Render the material again word for word, skipping the pictures in it.

************

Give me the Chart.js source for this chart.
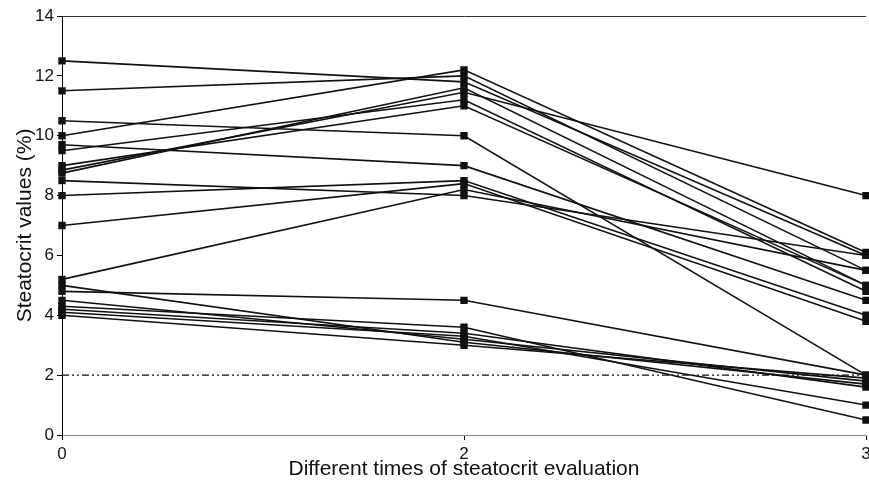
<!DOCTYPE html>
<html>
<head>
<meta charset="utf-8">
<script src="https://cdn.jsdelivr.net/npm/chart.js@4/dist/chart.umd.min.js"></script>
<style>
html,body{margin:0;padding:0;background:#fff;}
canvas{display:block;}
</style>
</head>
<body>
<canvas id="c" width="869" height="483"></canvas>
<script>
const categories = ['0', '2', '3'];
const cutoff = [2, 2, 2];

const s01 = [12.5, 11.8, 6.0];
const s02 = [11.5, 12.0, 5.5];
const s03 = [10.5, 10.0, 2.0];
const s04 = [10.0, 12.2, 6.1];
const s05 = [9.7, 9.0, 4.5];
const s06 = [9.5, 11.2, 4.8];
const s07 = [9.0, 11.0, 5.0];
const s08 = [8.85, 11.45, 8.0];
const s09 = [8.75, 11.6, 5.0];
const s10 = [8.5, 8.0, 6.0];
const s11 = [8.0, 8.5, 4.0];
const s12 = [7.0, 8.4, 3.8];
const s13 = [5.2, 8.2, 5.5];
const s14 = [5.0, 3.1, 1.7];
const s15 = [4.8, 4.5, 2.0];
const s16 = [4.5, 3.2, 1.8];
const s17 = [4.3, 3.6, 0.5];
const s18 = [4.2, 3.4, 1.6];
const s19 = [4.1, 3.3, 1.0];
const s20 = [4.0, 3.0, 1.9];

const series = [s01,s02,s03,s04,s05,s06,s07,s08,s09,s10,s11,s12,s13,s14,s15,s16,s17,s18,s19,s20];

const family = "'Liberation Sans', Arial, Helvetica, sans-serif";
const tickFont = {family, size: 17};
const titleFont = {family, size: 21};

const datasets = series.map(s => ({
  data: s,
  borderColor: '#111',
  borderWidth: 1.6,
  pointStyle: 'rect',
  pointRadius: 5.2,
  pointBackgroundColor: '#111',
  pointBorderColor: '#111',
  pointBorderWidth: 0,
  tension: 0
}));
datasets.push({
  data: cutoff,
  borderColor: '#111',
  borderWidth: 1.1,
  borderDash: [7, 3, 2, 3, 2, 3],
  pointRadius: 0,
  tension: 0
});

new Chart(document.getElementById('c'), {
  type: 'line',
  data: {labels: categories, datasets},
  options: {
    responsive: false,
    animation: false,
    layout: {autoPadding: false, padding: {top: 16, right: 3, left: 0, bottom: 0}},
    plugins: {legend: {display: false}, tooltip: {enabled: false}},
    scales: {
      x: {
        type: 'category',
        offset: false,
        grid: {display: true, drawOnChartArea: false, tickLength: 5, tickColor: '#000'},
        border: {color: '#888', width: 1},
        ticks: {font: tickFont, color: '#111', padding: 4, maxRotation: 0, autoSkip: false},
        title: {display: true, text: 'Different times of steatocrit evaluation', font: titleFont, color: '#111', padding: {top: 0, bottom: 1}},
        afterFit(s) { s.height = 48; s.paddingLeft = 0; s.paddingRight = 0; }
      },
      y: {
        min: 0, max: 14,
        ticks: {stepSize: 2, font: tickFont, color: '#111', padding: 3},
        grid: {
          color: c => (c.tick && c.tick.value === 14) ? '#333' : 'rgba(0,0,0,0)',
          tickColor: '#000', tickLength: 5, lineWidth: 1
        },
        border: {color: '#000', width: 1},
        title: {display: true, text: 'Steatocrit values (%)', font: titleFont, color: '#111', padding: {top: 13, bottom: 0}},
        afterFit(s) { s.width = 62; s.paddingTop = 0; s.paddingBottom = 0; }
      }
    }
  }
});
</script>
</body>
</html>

************

Written answer >>
Give me the Chart.js source for this chart.
<!DOCTYPE html>
<html>
<head>
<meta charset="utf-8">
<script src="https://cdn.jsdelivr.net/npm/chart.js@4/dist/chart.umd.min.js"></script>
<style>
html,body{margin:0;padding:0;background:#fff;}
canvas{display:block;}
</style>
</head>
<body>
<canvas id="c" width="869" height="483"></canvas>
<script>
const categories = ['0', '2', '3'];
const cutoff = [2, 2, 2];

const s01 = [12.5, 11.8, 6.0];
const s02 = [11.5, 12.0, 5.5];
const s03 = [10.5, 10.0, 2.0];
const s04 = [10.0, 12.2, 6.1];
const s05 = [9.7, 9.0, 4.5];
const s06 = [9.5, 11.2, 4.8];
const s07 = [9.0, 11.0, 5.0];
const s08 = [8.85, 11.45, 8.0];
const s09 = [8.75, 11.6, 5.0];
const s10 = [8.5, 8.0, 6.0];
const s11 = [8.0, 8.5, 4.0];
const s12 = [7.0, 8.4, 3.8];
const s13 = [5.2, 8.2, 5.5];
const s14 = [5.0, 3.1, 1.7];
const s15 = [4.8, 4.5, 2.0];
const s16 = [4.5, 3.2, 1.8];
const s17 = [4.3, 3.6, 0.5];
const s18 = [4.2, 3.4, 1.6];
const s19 = [4.1, 3.3, 1.0];
const s20 = [4.0, 3.0, 1.9];

const series = [s01,s02,s03,s04,s05,s06,s07,s08,s09,s10,s11,s12,s13,s14,s15,s16,s17,s18,s19,s20];

const family = "'Liberation Sans', Arial, Helvetica, sans-serif";
const tickFont = {family, size: 17};
const titleFont = {family, size: 21};

const datasets = series.map(s => ({
  data: s,
  borderColor: '#111',
  borderWidth: 1.6,
  pointStyle: 'rect',
  pointRadius: 5.2,
  pointBackgroundColor: '#111',
  pointBorderColor: '#111',
  pointBorderWidth: 0,
  tension: 0
}));
datasets.push({
  data: cutoff,
  borderColor: '#111',
  borderWidth: 1.1,
  borderDash: [7, 3, 2, 3, 2, 3],
  pointRadius: 0,
  tension: 0
});

new Chart(document.getElementById('c'), {
  type: 'line',
  data: {labels: categories, datasets},
  options: {
    responsive: false,
    animation: false,
    layout: {autoPadding: false, padding: {top: 16, right: 3, left: 0, bottom: 0}},
    plugins: {legend: {display: false}, tooltip: {enabled: false}},
    scales: {
      x: {
        type: 'category',
        offset: false,
        grid: {display: true, drawOnChartArea: false, tickLength: 5, tickColor: '#000'},
        border: {color: '#888', width: 1},
        ticks: {font: tickFont, color: '#111', padding: 4, maxRotation: 0, autoSkip: false},
        title: {display: true, text: 'Different times of steatocrit evaluation', font: titleFont, color: '#111', padding: {top: 0, bottom: 1}},
        afterFit(s) { s.height = 48; s.paddingLeft = 0; s.paddingRight = 0; }
      },
      y: {
        min: 0, max: 14,
        ticks: {stepSize: 2, font: tickFont, color: '#111', padding: 3},
        grid: {
          color: c => (c.tick && c.tick.value === 14) ? '#333' : 'rgba(0,0,0,0)',
          tickColor: '#000', tickLength: 5, lineWidth: 1
        },
        border: {color: '#000', width: 1},
        title: {display: true, text: 'Steatocrit values (%)', font: titleFont, color: '#111', padding: {top: 13, bottom: 0}},
        afterFit(s) { s.width = 62; s.paddingTop = 0; s.paddingBottom = 0; }
      }
    }
  }
});
</script>
</body>
</html>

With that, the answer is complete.